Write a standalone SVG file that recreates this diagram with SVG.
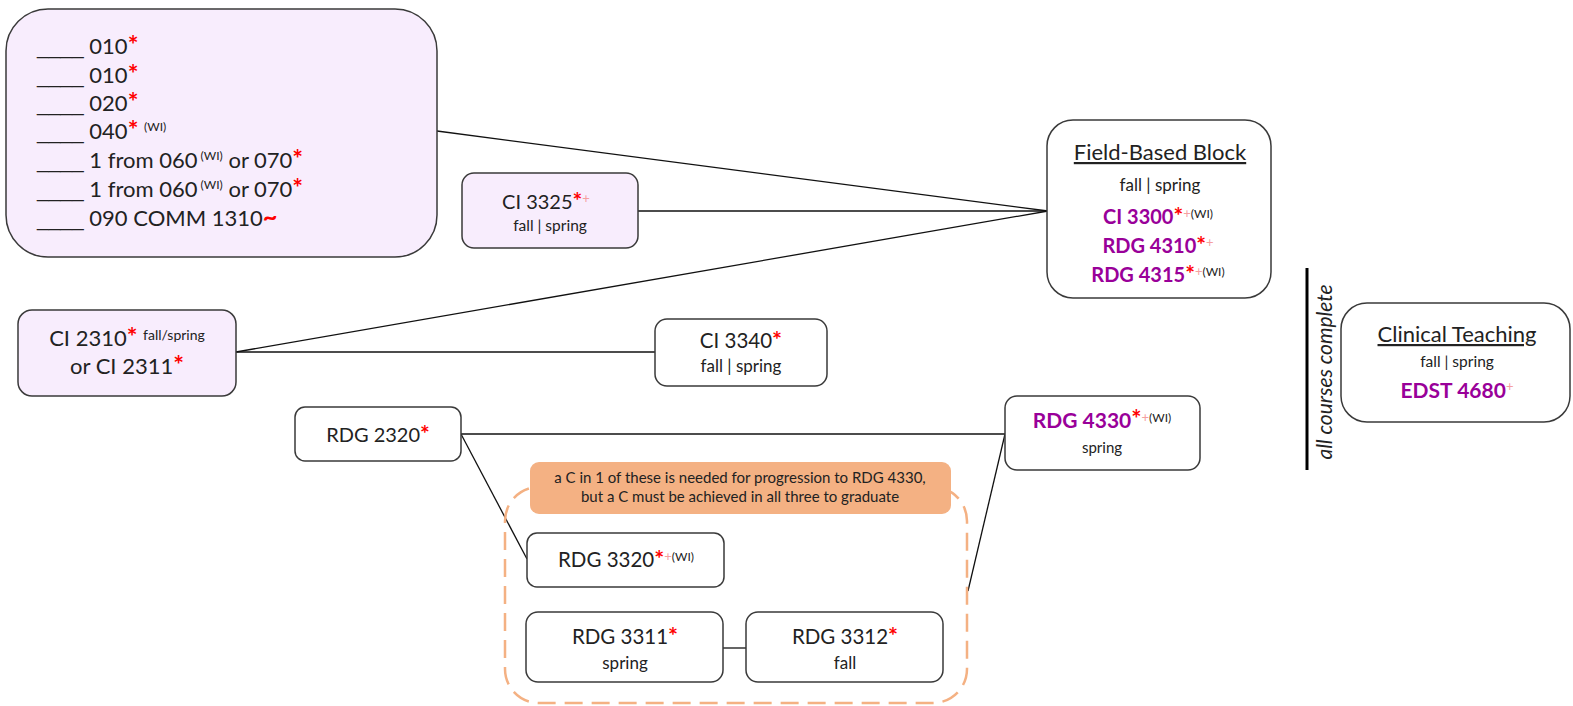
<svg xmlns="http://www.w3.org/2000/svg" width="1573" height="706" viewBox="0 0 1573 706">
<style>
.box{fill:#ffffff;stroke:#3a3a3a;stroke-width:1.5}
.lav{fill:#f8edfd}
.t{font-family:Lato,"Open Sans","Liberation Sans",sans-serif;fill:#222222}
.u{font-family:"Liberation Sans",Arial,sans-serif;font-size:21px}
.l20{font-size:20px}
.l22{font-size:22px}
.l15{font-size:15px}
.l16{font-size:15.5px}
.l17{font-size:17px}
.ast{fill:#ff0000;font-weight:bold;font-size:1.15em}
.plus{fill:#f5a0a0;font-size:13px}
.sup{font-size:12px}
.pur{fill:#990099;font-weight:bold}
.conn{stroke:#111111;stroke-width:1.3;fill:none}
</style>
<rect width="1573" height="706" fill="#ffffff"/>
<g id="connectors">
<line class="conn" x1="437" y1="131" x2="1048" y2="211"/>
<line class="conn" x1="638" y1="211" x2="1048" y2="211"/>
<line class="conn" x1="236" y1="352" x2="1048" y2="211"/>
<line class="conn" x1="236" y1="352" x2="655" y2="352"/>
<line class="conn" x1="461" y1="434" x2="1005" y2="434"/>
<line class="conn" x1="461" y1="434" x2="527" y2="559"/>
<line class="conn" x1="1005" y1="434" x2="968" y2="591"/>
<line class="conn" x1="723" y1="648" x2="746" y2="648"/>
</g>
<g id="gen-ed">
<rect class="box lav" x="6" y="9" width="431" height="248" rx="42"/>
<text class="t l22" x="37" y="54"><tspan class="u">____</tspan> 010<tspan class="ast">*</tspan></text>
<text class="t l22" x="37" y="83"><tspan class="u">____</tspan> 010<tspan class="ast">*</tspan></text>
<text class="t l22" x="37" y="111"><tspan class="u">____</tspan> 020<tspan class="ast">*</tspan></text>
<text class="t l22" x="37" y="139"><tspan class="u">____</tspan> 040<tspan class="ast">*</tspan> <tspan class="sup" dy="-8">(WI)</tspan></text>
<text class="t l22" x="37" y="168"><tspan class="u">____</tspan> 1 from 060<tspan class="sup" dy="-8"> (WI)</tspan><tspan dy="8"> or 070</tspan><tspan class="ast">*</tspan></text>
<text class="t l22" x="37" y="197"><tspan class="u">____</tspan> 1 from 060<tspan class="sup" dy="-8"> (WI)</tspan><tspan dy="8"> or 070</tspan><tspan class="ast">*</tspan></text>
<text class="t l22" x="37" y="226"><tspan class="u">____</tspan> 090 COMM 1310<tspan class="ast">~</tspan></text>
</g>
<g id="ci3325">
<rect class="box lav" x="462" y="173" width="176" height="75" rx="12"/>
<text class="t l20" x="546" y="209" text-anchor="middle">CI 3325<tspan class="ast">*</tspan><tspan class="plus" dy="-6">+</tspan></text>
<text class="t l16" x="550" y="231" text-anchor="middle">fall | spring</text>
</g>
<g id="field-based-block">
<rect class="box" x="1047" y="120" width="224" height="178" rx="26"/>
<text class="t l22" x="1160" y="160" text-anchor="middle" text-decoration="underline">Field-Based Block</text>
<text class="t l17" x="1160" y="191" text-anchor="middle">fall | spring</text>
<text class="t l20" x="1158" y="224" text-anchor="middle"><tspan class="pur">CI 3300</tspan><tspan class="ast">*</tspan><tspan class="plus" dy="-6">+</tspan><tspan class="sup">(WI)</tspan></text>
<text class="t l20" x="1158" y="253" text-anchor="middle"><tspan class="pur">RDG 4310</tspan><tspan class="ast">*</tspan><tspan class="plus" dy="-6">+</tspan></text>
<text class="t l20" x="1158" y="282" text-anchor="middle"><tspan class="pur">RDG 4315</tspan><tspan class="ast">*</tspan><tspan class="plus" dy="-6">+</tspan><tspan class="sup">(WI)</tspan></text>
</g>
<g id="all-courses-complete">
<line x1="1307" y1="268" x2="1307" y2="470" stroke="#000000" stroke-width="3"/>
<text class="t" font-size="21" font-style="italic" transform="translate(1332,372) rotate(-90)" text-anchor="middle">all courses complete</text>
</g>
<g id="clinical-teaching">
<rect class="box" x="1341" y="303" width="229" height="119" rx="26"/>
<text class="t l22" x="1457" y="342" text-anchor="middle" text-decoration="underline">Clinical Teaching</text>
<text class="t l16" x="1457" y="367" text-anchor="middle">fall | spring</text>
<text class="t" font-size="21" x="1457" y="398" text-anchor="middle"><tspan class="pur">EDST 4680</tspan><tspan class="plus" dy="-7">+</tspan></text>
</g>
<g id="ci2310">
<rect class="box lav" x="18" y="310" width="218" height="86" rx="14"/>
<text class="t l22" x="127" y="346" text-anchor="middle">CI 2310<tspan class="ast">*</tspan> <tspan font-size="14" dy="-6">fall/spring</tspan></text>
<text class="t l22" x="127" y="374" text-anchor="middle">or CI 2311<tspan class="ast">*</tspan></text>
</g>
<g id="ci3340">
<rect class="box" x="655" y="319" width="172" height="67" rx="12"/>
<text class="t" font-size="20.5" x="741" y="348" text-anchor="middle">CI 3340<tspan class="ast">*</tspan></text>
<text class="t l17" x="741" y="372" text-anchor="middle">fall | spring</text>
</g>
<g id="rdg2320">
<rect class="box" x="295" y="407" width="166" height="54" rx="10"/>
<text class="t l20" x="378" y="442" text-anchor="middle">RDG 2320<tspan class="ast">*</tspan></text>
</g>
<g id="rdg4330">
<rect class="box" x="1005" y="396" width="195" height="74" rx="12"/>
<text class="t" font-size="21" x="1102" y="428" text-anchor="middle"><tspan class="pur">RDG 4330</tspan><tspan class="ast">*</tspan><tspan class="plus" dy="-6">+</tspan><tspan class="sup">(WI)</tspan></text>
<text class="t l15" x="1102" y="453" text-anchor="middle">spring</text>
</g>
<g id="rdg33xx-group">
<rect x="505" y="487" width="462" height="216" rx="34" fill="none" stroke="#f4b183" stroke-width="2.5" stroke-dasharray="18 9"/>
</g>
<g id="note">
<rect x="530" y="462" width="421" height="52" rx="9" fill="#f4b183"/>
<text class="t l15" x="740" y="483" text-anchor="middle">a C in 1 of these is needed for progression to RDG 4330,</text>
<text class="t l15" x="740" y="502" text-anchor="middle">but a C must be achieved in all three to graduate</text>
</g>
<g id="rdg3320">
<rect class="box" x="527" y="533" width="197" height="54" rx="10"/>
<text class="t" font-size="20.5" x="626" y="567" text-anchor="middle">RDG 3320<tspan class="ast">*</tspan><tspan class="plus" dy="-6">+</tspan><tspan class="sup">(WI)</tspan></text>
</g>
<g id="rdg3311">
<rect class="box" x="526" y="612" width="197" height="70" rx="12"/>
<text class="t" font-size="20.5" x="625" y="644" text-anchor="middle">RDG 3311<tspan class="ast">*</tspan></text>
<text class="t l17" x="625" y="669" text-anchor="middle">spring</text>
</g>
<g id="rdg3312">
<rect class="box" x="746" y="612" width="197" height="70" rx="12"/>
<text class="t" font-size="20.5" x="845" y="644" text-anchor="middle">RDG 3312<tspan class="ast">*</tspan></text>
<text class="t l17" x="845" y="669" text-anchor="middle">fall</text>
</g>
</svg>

● TASK BRIEF
Omit every picture, then reproduce the rest of the listing exactly.

● EXERCISE OUTPUT
Write a standalone SVG file that recreates this diagram with SVG.
<svg xmlns="http://www.w3.org/2000/svg" width="1573" height="706" viewBox="0 0 1573 706">
<style>
.box{fill:#ffffff;stroke:#3a3a3a;stroke-width:1.5}
.lav{fill:#f8edfd}
.t{font-family:Lato,"Open Sans","Liberation Sans",sans-serif;fill:#222222}
.u{font-family:"Liberation Sans",Arial,sans-serif;font-size:21px}
.l20{font-size:20px}
.l22{font-size:22px}
.l15{font-size:15px}
.l16{font-size:15.5px}
.l17{font-size:17px}
.ast{fill:#ff0000;font-weight:bold;font-size:1.15em}
.plus{fill:#f5a0a0;font-size:13px}
.sup{font-size:12px}
.pur{fill:#990099;font-weight:bold}
.conn{stroke:#111111;stroke-width:1.3;fill:none}
</style>
<rect width="1573" height="706" fill="#ffffff"/>
<g id="connectors">
<line class="conn" x1="437" y1="131" x2="1048" y2="211"/>
<line class="conn" x1="638" y1="211" x2="1048" y2="211"/>
<line class="conn" x1="236" y1="352" x2="1048" y2="211"/>
<line class="conn" x1="236" y1="352" x2="655" y2="352"/>
<line class="conn" x1="461" y1="434" x2="1005" y2="434"/>
<line class="conn" x1="461" y1="434" x2="527" y2="559"/>
<line class="conn" x1="1005" y1="434" x2="968" y2="591"/>
<line class="conn" x1="723" y1="648" x2="746" y2="648"/>
</g>
<g id="gen-ed">
<rect class="box lav" x="6" y="9" width="431" height="248" rx="42"/>
<text class="t l22" x="37" y="54"><tspan class="u">____</tspan> 010<tspan class="ast">*</tspan></text>
<text class="t l22" x="37" y="83"><tspan class="u">____</tspan> 010<tspan class="ast">*</tspan></text>
<text class="t l22" x="37" y="111"><tspan class="u">____</tspan> 020<tspan class="ast">*</tspan></text>
<text class="t l22" x="37" y="139"><tspan class="u">____</tspan> 040<tspan class="ast">*</tspan> <tspan class="sup" dy="-8">(WI)</tspan></text>
<text class="t l22" x="37" y="168"><tspan class="u">____</tspan> 1 from 060<tspan class="sup" dy="-8"> (WI)</tspan><tspan dy="8"> or 070</tspan><tspan class="ast">*</tspan></text>
<text class="t l22" x="37" y="197"><tspan class="u">____</tspan> 1 from 060<tspan class="sup" dy="-8"> (WI)</tspan><tspan dy="8"> or 070</tspan><tspan class="ast">*</tspan></text>
<text class="t l22" x="37" y="226"><tspan class="u">____</tspan> 090 COMM 1310<tspan class="ast">~</tspan></text>
</g>
<g id="ci3325">
<rect class="box lav" x="462" y="173" width="176" height="75" rx="12"/>
<text class="t l20" x="546" y="209" text-anchor="middle">CI 3325<tspan class="ast">*</tspan><tspan class="plus" dy="-6">+</tspan></text>
<text class="t l16" x="550" y="231" text-anchor="middle">fall | spring</text>
</g>
<g id="field-based-block">
<rect class="box" x="1047" y="120" width="224" height="178" rx="26"/>
<text class="t l22" x="1160" y="160" text-anchor="middle" text-decoration="underline">Field-Based Block</text>
<text class="t l17" x="1160" y="191" text-anchor="middle">fall | spring</text>
<text class="t l20" x="1158" y="224" text-anchor="middle"><tspan class="pur">CI 3300</tspan><tspan class="ast">*</tspan><tspan class="plus" dy="-6">+</tspan><tspan class="sup">(WI)</tspan></text>
<text class="t l20" x="1158" y="253" text-anchor="middle"><tspan class="pur">RDG 4310</tspan><tspan class="ast">*</tspan><tspan class="plus" dy="-6">+</tspan></text>
<text class="t l20" x="1158" y="282" text-anchor="middle"><tspan class="pur">RDG 4315</tspan><tspan class="ast">*</tspan><tspan class="plus" dy="-6">+</tspan><tspan class="sup">(WI)</tspan></text>
</g>
<g id="all-courses-complete">
<line x1="1307" y1="268" x2="1307" y2="470" stroke="#000000" stroke-width="3"/>
<text class="t" font-size="21" font-style="italic" transform="translate(1332,372) rotate(-90)" text-anchor="middle">all courses complete</text>
</g>
<g id="clinical-teaching">
<rect class="box" x="1341" y="303" width="229" height="119" rx="26"/>
<text class="t l22" x="1457" y="342" text-anchor="middle" text-decoration="underline">Clinical Teaching</text>
<text class="t l16" x="1457" y="367" text-anchor="middle">fall | spring</text>
<text class="t" font-size="21" x="1457" y="398" text-anchor="middle"><tspan class="pur">EDST 4680</tspan><tspan class="plus" dy="-7">+</tspan></text>
</g>
<g id="ci2310">
<rect class="box lav" x="18" y="310" width="218" height="86" rx="14"/>
<text class="t l22" x="127" y="346" text-anchor="middle">CI 2310<tspan class="ast">*</tspan> <tspan font-size="14" dy="-6">fall/spring</tspan></text>
<text class="t l22" x="127" y="374" text-anchor="middle">or CI 2311<tspan class="ast">*</tspan></text>
</g>
<g id="ci3340">
<rect class="box" x="655" y="319" width="172" height="67" rx="12"/>
<text class="t" font-size="20.5" x="741" y="348" text-anchor="middle">CI 3340<tspan class="ast">*</tspan></text>
<text class="t l17" x="741" y="372" text-anchor="middle">fall | spring</text>
</g>
<g id="rdg2320">
<rect class="box" x="295" y="407" width="166" height="54" rx="10"/>
<text class="t l20" x="378" y="442" text-anchor="middle">RDG 2320<tspan class="ast">*</tspan></text>
</g>
<g id="rdg4330">
<rect class="box" x="1005" y="396" width="195" height="74" rx="12"/>
<text class="t" font-size="21" x="1102" y="428" text-anchor="middle"><tspan class="pur">RDG 4330</tspan><tspan class="ast">*</tspan><tspan class="plus" dy="-6">+</tspan><tspan class="sup">(WI)</tspan></text>
<text class="t l15" x="1102" y="453" text-anchor="middle">spring</text>
</g>
<g id="rdg33xx-group">
<rect x="505" y="487" width="462" height="216" rx="34" fill="none" stroke="#f4b183" stroke-width="2.5" stroke-dasharray="18 9"/>
</g>
<g id="note">
<rect x="530" y="462" width="421" height="52" rx="9" fill="#f4b183"/>
<text class="t l15" x="740" y="483" text-anchor="middle">a C in 1 of these is needed for progression to RDG 4330,</text>
<text class="t l15" x="740" y="502" text-anchor="middle">but a C must be achieved in all three to graduate</text>
</g>
<g id="rdg3320">
<rect class="box" x="527" y="533" width="197" height="54" rx="10"/>
<text class="t" font-size="20.5" x="626" y="567" text-anchor="middle">RDG 3320<tspan class="ast">*</tspan><tspan class="plus" dy="-6">+</tspan><tspan class="sup">(WI)</tspan></text>
</g>
<g id="rdg3311">
<rect class="box" x="526" y="612" width="197" height="70" rx="12"/>
<text class="t" font-size="20.5" x="625" y="644" text-anchor="middle">RDG 3311<tspan class="ast">*</tspan></text>
<text class="t l17" x="625" y="669" text-anchor="middle">spring</text>
</g>
<g id="rdg3312">
<rect class="box" x="746" y="612" width="197" height="70" rx="12"/>
<text class="t" font-size="20.5" x="845" y="644" text-anchor="middle">RDG 3312<tspan class="ast">*</tspan></text>
<text class="t l17" x="845" y="669" text-anchor="middle">fall</text>
</g>
</svg>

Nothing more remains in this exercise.